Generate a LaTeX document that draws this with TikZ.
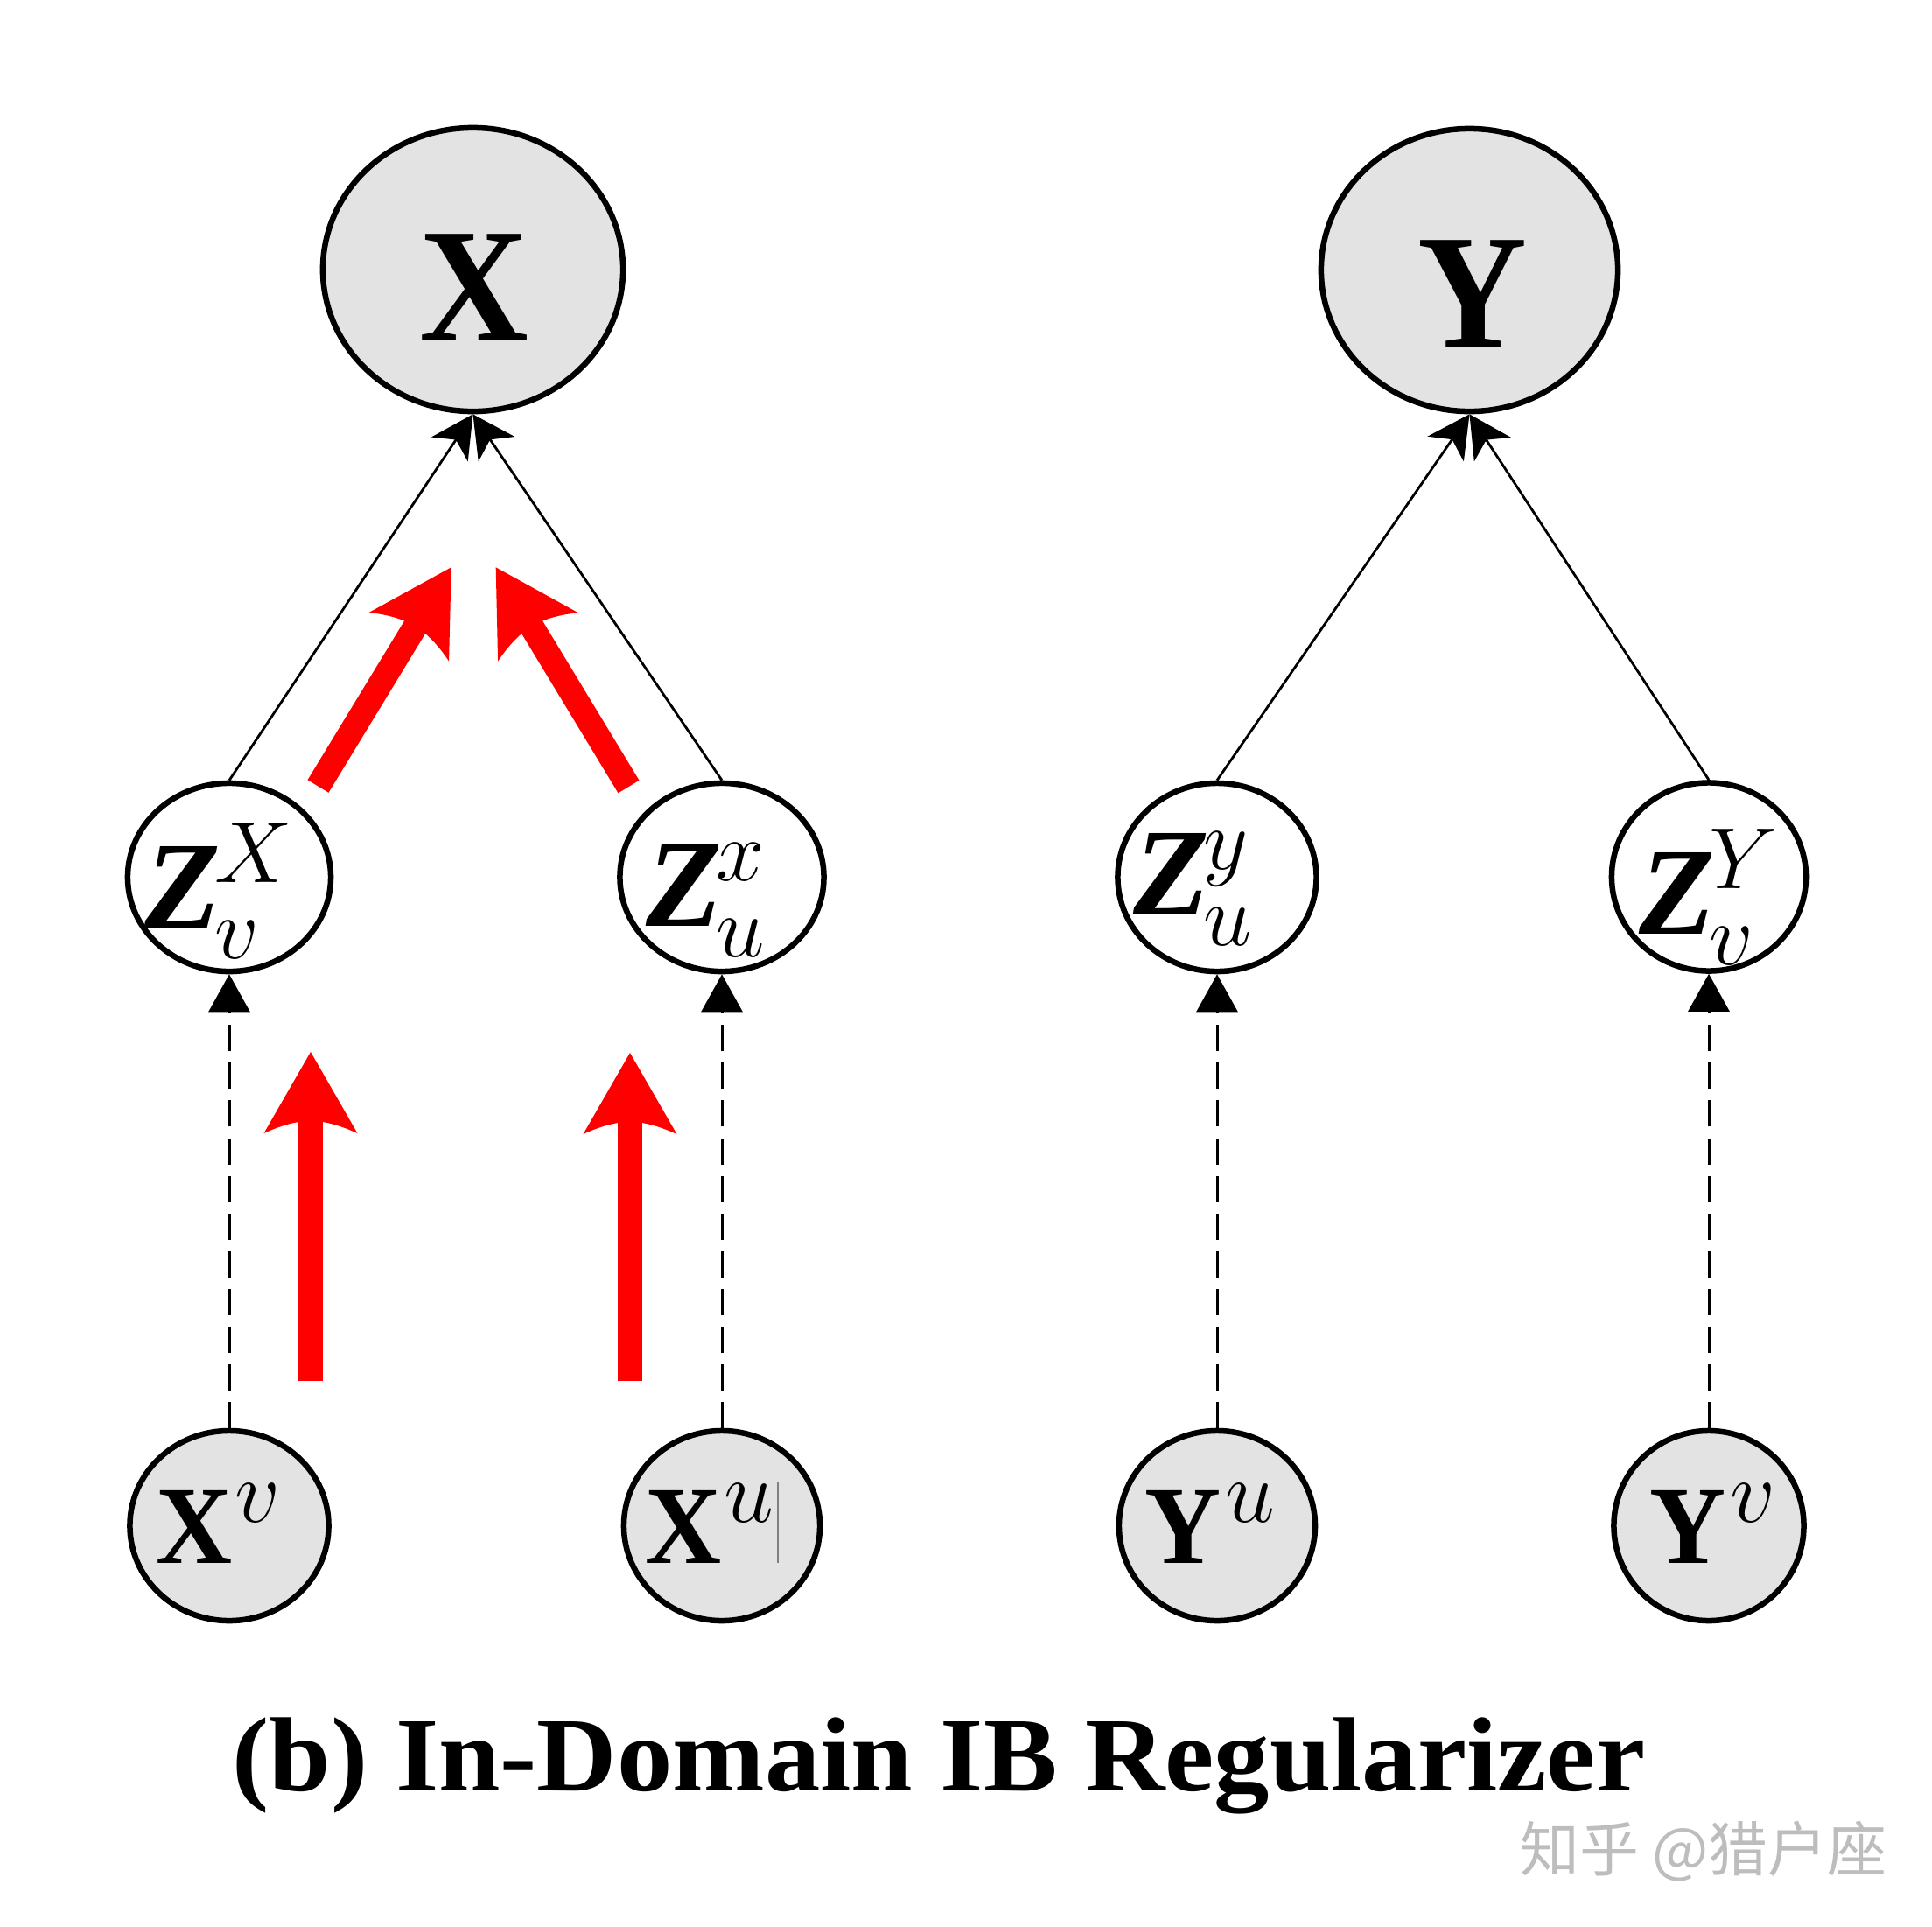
\RequirePackage{fix-cm}
\documentclass[tikz,border=0pt]{standalone}
\usepackage{amsmath}
\usepackage{fontspec}
\setmainfont{Liberation Serif}
\newfontfamily\cjk{Noto Sans CJK SC}
\usepackage{graphicx}
\usetikzlibrary{shapes.geometric,arrows.meta,calc}
\definecolor{nodegray}{HTML}{E3E3E3}
\definecolor{wmgray}{HTML}{BDBDBD}
\tikzset{
  bignode/.style={ellipse, draw, line width=0.065cm, fill=nodegray, minimum width=3.43cm, minimum height=3.24cm, inner sep=0pt},
  znode/.style={ellipse, draw, line width=0.065cm, fill=white, minimum width=2.30cm, minimum height=2.15cm, inner sep=0pt},
  obsnode/.style={ellipse, draw, line width=0.065cm, fill=nodegray, minimum width=2.24cm, minimum height=2.17cm, inner sep=0pt},
  biglabel/.style={anchor=base, inner sep=0pt, font=\fontsize{52.9pt}{55pt}\selectfont\bfseries},
  zlabel/.style={anchor=base west, inner sep=0pt, font=\fontsize{40.4pt}{42pt}\selectfont},
  obslabel/.style={anchor=base west, inner sep=0pt, font=\fontsize{36.1pt}{38pt}\selectfont\bfseries},
  toparrow/.style={line width=0.028cm, -{Stealth[length=0.48cm, width=0.50cm, inset=0.13cm]}},
  dasharrow/.style={line width=0.03cm, dash pattern=on 0.30cm off 0.13cm, -{Triangle[length=0.43cm, width=0.47cm]}},
  redshaft/.style={draw=red, line width=0.28cm},
  redhead/.style={fill=red, draw=none},
}
\newcommand{\zlab}[3]{{\bfseries\itshape Z}\kern-2pt$^{#2}_{#3}$}
\newcommand{\olab}[3]{\scalebox{0.95}[1]{#1}\kern#3\raisebox{13.2pt}{\fontsize{29pt}{30pt}\selectfont$#2$}}
\newcommand{\redarrow}[3]{%
  \coordinate (#1S) at #2;
  \coordinate (#1T) at #3;
  \coordinate (#1b) at ($(#1T)!0.93cm!(#1S)$);
  \coordinate (#1j) at ($(#1T)!0.80cm!(#1S)$);
  \coordinate (#1k) at ($(#1T)!0.78cm!(#1S)$);
  \coordinate (#1a1) at ($(#1T)!0.863cm!(#1S)$);
  \coordinate (#1a2) at ($(#1T)!0.82cm!(#1S)$);
  \coordinate (#1w1) at ($(#1b)!0.535cm!90:(#1T)$);
  \coordinate (#1w2) at ($(#1b)!0.535cm!-90:(#1T)$);
  \coordinate (#1j1) at ($(#1j)!0.14cm!90:(#1T)$);
  \coordinate (#1j2) at ($(#1j)!0.14cm!-90:(#1T)$);
  \coordinate (#1p1) at ($(#1a1)!0.392cm!90:(#1T)$);
  \coordinate (#1q1) at ($(#1a2)!0.26cm!90:(#1T)$);
  \coordinate (#1p2) at ($(#1a1)!0.392cm!-90:(#1T)$);
  \coordinate (#1q2) at ($(#1a2)!0.26cm!-90:(#1T)$);
  \draw[redshaft] (#1S) -- (#1k);
  \fill[redhead] (#1T) -- (#1w1) .. controls (#1p1) and (#1q1) .. (#1j1) -- (#1j2) .. controls (#1q2) and (#1p2) .. (#1w2) -- cycle;
}
\begin{document}
\begin{tikzpicture}[x=0.01cm, y=-0.01cm]
\useasboundingbox[fill=white] (0,0) rectangle (2208,2202);

% top nodes
\node[bignode] (X) at (540.5,308) {};
\node[bignode, minimum width=3.39cm, minimum height=3.23cm] (Y) at (1679.5,308.5) {};
\node[biglabel] (Xlab) at (542,389) {\scalebox{0.93}[1]{X}};
\node[biglabel] (Ylab) at (1683,396) {\scalebox{0.93}[1]{Y}};

% latent nodes
\node[znode, minimum width=2.32cm] (Zvx) at (262,1002.5) {};
\node[znode, minimum width=2.33cm] (Zux) at (825,1002.5) {};
\node[znode, minimum width=2.27cm] (Zuy) at (1391,1002.5) {};
\node[znode, minimum width=2.22cm] (Zvy) at (1953,1002) {};
\node[zlabel] (Zvxlab) at (165,1060) {\zlab{Z}{X}{v}};
\node[zlabel] (Zuxlab) at (738,1058) {\zlab{Z}{x}{u}};
\node[zlabel] (Zuylab) at (1295,1045) {\zlab{Z}{y}{u}};
\node[zlabel] (Zvylab) at (1873,1067) {\zlab{Z}{Y}{v}};

% observed nodes
\node[obsnode, minimum width=2.27cm] (Xv) at (262,1743.5) {};
\node[obsnode] (Xu) at (825,1743.5) {};
\node[obsnode] (Yu) at (1391,1743.5) {};
\node[obsnode, minimum width=2.17cm] (Yv) at (1953,1743.5) {};
\node[obslabel] (Xvlab) at (178,1786) {\olab{X}{v}{0.8pt}};
\node[obslabel] (Xulab) at (737,1786) {\olab{X}{u}{0.8pt}};
\node[obslabel] (Yulab) at (1308,1786) {\olab{Y}{u}{1.3pt}};
\node[obslabel] (Yvlab) at (1885,1786) {\olab{Y}{v}{1.3pt}};

% cursor artefact in X^u
\draw[gray, line width=0.012cm] (889,1693) -- (889,1786);

% solid connectors
\draw[toparrow] (Zvx.north) -- (X.south);
\draw[toparrow] (Zux.north) -- (X.south);
\draw[toparrow] (Zuy.north) -- (Y.south);
\draw[toparrow] (Zvy.north) -- (Y.south);

% dashed connectors
\draw[dasharrow] (Xv.north) -- (Zvx.south);
\draw[dasharrow] (Xu.north) -- (Zux.south);
\draw[dasharrow] (Yu.north) -- (Zuy.south);
\draw[dasharrow] (Yv.north) -- (Zvy.south);

% red arrows
\redarrow{ra}{(363.5,898.5)}{(515.7,648.3)}
\redarrow{rb}{(718.5,899)}{(566.7,648.3)}
\redarrow{rc}{(355,1578)}{(355,1202)}
\redarrow{rd}{(720,1578)}{(720,1203)}

% caption
\node[anchor=base, inner sep=0pt, font=\fontsize{34.3pt}{36pt}\selectfont\bfseries] (cap) at (1073,2046)
  {\scalebox{1.05}[1]{(b) In-Domain IB Regularizer}};

% watermark
\node[inner sep=0pt, text=wmgray, font=\cjk\fontsize{19.3pt}{21pt}\selectfont] (wm) at (1947,2116) {知乎 @猎户座};
\end{tikzpicture}
\end{document}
====
*Exercise requirements*:
Return the full material word for word. Do not include the pictures.

*Exercise answer*:
Generate a LaTeX document that draws this with TikZ.
\RequirePackage{fix-cm}
\documentclass[tikz,border=0pt]{standalone}
\usepackage{amsmath}
\usepackage{fontspec}
\setmainfont{Liberation Serif}
\newfontfamily\cjk{Noto Sans CJK SC}
\usepackage{graphicx}
\usetikzlibrary{shapes.geometric,arrows.meta,calc}
\definecolor{nodegray}{HTML}{E3E3E3}
\definecolor{wmgray}{HTML}{BDBDBD}
\tikzset{
  bignode/.style={ellipse, draw, line width=0.065cm, fill=nodegray, minimum width=3.43cm, minimum height=3.24cm, inner sep=0pt},
  znode/.style={ellipse, draw, line width=0.065cm, fill=white, minimum width=2.30cm, minimum height=2.15cm, inner sep=0pt},
  obsnode/.style={ellipse, draw, line width=0.065cm, fill=nodegray, minimum width=2.24cm, minimum height=2.17cm, inner sep=0pt},
  biglabel/.style={anchor=base, inner sep=0pt, font=\fontsize{52.9pt}{55pt}\selectfont\bfseries},
  zlabel/.style={anchor=base west, inner sep=0pt, font=\fontsize{40.4pt}{42pt}\selectfont},
  obslabel/.style={anchor=base west, inner sep=0pt, font=\fontsize{36.1pt}{38pt}\selectfont\bfseries},
  toparrow/.style={line width=0.028cm, -{Stealth[length=0.48cm, width=0.50cm, inset=0.13cm]}},
  dasharrow/.style={line width=0.03cm, dash pattern=on 0.30cm off 0.13cm, -{Triangle[length=0.43cm, width=0.47cm]}},
  redshaft/.style={draw=red, line width=0.28cm},
  redhead/.style={fill=red, draw=none},
}
\newcommand{\zlab}[3]{{\bfseries\itshape Z}\kern-2pt$^{#2}_{#3}$}
\newcommand{\olab}[3]{\scalebox{0.95}[1]{#1}\kern#3\raisebox{13.2pt}{\fontsize{29pt}{30pt}\selectfont$#2$}}
\newcommand{\redarrow}[3]{%
  \coordinate (#1S) at #2;
  \coordinate (#1T) at #3;
  \coordinate (#1b) at ($(#1T)!0.93cm!(#1S)$);
  \coordinate (#1j) at ($(#1T)!0.80cm!(#1S)$);
  \coordinate (#1k) at ($(#1T)!0.78cm!(#1S)$);
  \coordinate (#1a1) at ($(#1T)!0.863cm!(#1S)$);
  \coordinate (#1a2) at ($(#1T)!0.82cm!(#1S)$);
  \coordinate (#1w1) at ($(#1b)!0.535cm!90:(#1T)$);
  \coordinate (#1w2) at ($(#1b)!0.535cm!-90:(#1T)$);
  \coordinate (#1j1) at ($(#1j)!0.14cm!90:(#1T)$);
  \coordinate (#1j2) at ($(#1j)!0.14cm!-90:(#1T)$);
  \coordinate (#1p1) at ($(#1a1)!0.392cm!90:(#1T)$);
  \coordinate (#1q1) at ($(#1a2)!0.26cm!90:(#1T)$);
  \coordinate (#1p2) at ($(#1a1)!0.392cm!-90:(#1T)$);
  \coordinate (#1q2) at ($(#1a2)!0.26cm!-90:(#1T)$);
  \draw[redshaft] (#1S) -- (#1k);
  \fill[redhead] (#1T) -- (#1w1) .. controls (#1p1) and (#1q1) .. (#1j1) -- (#1j2) .. controls (#1q2) and (#1p2) .. (#1w2) -- cycle;
}
\begin{document}
\begin{tikzpicture}[x=0.01cm, y=-0.01cm]
\useasboundingbox[fill=white] (0,0) rectangle (2208,2202);

% top nodes
\node[bignode] (X) at (540.5,308) {};
\node[bignode, minimum width=3.39cm, minimum height=3.23cm] (Y) at (1679.5,308.5) {};
\node[biglabel] (Xlab) at (542,389) {\scalebox{0.93}[1]{X}};
\node[biglabel] (Ylab) at (1683,396) {\scalebox{0.93}[1]{Y}};

% latent nodes
\node[znode, minimum width=2.32cm] (Zvx) at (262,1002.5) {};
\node[znode, minimum width=2.33cm] (Zux) at (825,1002.5) {};
\node[znode, minimum width=2.27cm] (Zuy) at (1391,1002.5) {};
\node[znode, minimum width=2.22cm] (Zvy) at (1953,1002) {};
\node[zlabel] (Zvxlab) at (165,1060) {\zlab{Z}{X}{v}};
\node[zlabel] (Zuxlab) at (738,1058) {\zlab{Z}{x}{u}};
\node[zlabel] (Zuylab) at (1295,1045) {\zlab{Z}{y}{u}};
\node[zlabel] (Zvylab) at (1873,1067) {\zlab{Z}{Y}{v}};

% observed nodes
\node[obsnode, minimum width=2.27cm] (Xv) at (262,1743.5) {};
\node[obsnode] (Xu) at (825,1743.5) {};
\node[obsnode] (Yu) at (1391,1743.5) {};
\node[obsnode, minimum width=2.17cm] (Yv) at (1953,1743.5) {};
\node[obslabel] (Xvlab) at (178,1786) {\olab{X}{v}{0.8pt}};
\node[obslabel] (Xulab) at (737,1786) {\olab{X}{u}{0.8pt}};
\node[obslabel] (Yulab) at (1308,1786) {\olab{Y}{u}{1.3pt}};
\node[obslabel] (Yvlab) at (1885,1786) {\olab{Y}{v}{1.3pt}};

% cursor artefact in X^u
\draw[gray, line width=0.012cm] (889,1693) -- (889,1786);

% solid connectors
\draw[toparrow] (Zvx.north) -- (X.south);
\draw[toparrow] (Zux.north) -- (X.south);
\draw[toparrow] (Zuy.north) -- (Y.south);
\draw[toparrow] (Zvy.north) -- (Y.south);

% dashed connectors
\draw[dasharrow] (Xv.north) -- (Zvx.south);
\draw[dasharrow] (Xu.north) -- (Zux.south);
\draw[dasharrow] (Yu.north) -- (Zuy.south);
\draw[dasharrow] (Yv.north) -- (Zvy.south);

% red arrows
\redarrow{ra}{(363.5,898.5)}{(515.7,648.3)}
\redarrow{rb}{(718.5,899)}{(566.7,648.3)}
\redarrow{rc}{(355,1578)}{(355,1202)}
\redarrow{rd}{(720,1578)}{(720,1203)}

% caption
\node[anchor=base, inner sep=0pt, font=\fontsize{34.3pt}{36pt}\selectfont\bfseries] (cap) at (1073,2046)
  {\scalebox{1.05}[1]{(b) In-Domain IB Regularizer}};

% watermark
\node[inner sep=0pt, text=wmgray, font=\cjk\fontsize{19.3pt}{21pt}\selectfont] (wm) at (1947,2116) {知乎 @猎户座};
\end{tikzpicture}
\end{document}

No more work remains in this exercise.